▶ _GOAL_: Return the lines that follow, exactly as they appear, from the first through the one containing "2.02e-6, 1.94e-6, 2.76e-6, 2.62e-6]"; no pictures are to be included.

▶ _RECORDED INFORMATION_:
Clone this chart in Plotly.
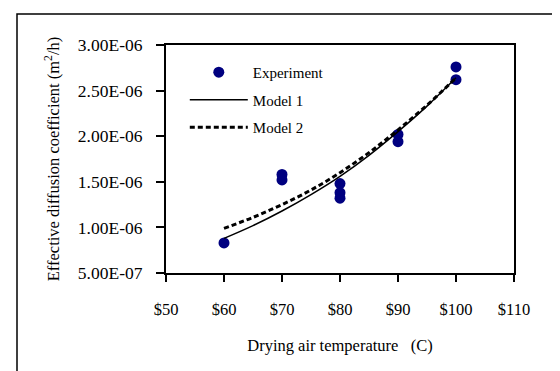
import plotly.graph_objects as go

# Data
exp_temp = [60, 70, 70, 80, 80, 80, 90, 90, 100, 100]
exp_deff = [8.3e-7, 1.58e-6, 1.52e-6, 1.48e-6, 1.38e-6, 1.32e-6,
            2.02e-6, 1.94e-6, 2.76e-6, 2.62e-6]

model_temp = [60, 65, 70, 75, 80, 85, 90, 95, 100]
model1_deff = [8.8e-7, 1.02e-6, 1.18e-6, 1.36e-6, 1.56e-6, 1.79e-6, 2.05e-6, 2.33e-6, 2.64e-6]
model2_deff = [9.9e-7, 1.11e-6, 1.25e-6, 1.41e-6, 1.60e-6, 1.82e-6, 2.07e-6, 2.34e-6, 2.64e-6]

x_tickvals = [50, 60, 70, 80, 90, 100, 110]
x_ticktext = ["$50", "$60", "$70", "$80", "$90", "$100", "$110"]
y_tickvals = [5e-7, 1e-6, 1.5e-6, 2e-6, 2.5e-6, 3e-6]
y_ticktext = ["5.00E-07", "1.00E-06", "1.50E-06", "2.00E-06", "2.50E-06", "3.00E-06"]

FONT = "Liberation Serif, Times New Roman, serif"

fig = go.Figure()
fig.add_trace(go.Scatter(
    x=exp_temp, y=exp_deff, mode="markers", name="Experiment",
    marker=dict(color="#000080", size=11, line=dict(width=0)),
    legendgroup="a"))
fig.add_trace(go.Scatter(
    x=model_temp, y=model1_deff, mode="lines", name="Model 1",
    line=dict(color="black", width=1.5, shape="spline"), legendgroup="b"))
fig.add_trace(go.Scatter(
    x=model_temp, y=model2_deff, mode="lines", name="Model 2",
    line=dict(color="black", width=3, dash="5px,3px", shape="spline"), legendgroup="c"))

fig.update_layout(
    width=560, height=371,
    margin=dict(l=158, r=54, t=37, b=106),
    paper_bgcolor="white", plot_bgcolor="white",
    font=dict(family=FONT, size=15, color="black"),
    showlegend=True,
    legend=dict(x=0.054, y=0.952, xanchor="left", yanchor="top",
                bgcolor="rgba(0,0,0,0)", itemwidth=58,
                font=dict(size=15), tracegroupgap=5, traceorder="grouped"),
    xaxis=dict(range=[50, 110], tickvals=x_tickvals, ticktext=x_ticktext,
               showgrid=False, zeroline=False, showline=True, mirror=True,
               linecolor="black", linewidth=2, ticks="outside", ticklen=7,
               tickcolor="black", tickwidth=1.5, ticklabelstandoff=13,
               tickfont=dict(size=16.5),
               title=dict(text="Drying air temperature &nbsp;&nbsp;(C)", standoff=22,
                          font=dict(size=16.5))),
    yaxis=dict(range=[5e-7, 3e-6], tickvals=y_tickvals, ticktext=y_ticktext,
               showgrid=False, zeroline=False, showline=True, mirror=True,
               linecolor="black", linewidth=2, ticks="outside", ticklen=8,
               tickcolor="black", tickwidth=1.5, ticklabelstandoff=10,
               tickfont=dict(size=17.5),
               title=dict(text="Effective diffusion coefficient (m<sup>2</sup>/h)",
                          standoff=14, font=dict(size=16.5))),
    shapes=[dict(type="rect", xref="paper", yref="paper",
                 x0=(9 - 158) / 348, x1=2.0, y0=-1.0, y1=1 + 31 / 228,
                 line=dict(color="black", width=1.5), fillcolor="rgba(0,0,0,0)")],
)

fig.write_html("out.html")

▶ _THE SOLUTION_:
Clone this chart in Plotly.
import plotly.graph_objects as go

# Data
exp_temp = [60, 70, 70, 80, 80, 80, 90, 90, 100, 100]
exp_deff = [8.3e-7, 1.58e-6, 1.52e-6, 1.48e-6, 1.38e-6, 1.32e-6,
            2.02e-6, 1.94e-6, 2.76e-6, 2.62e-6]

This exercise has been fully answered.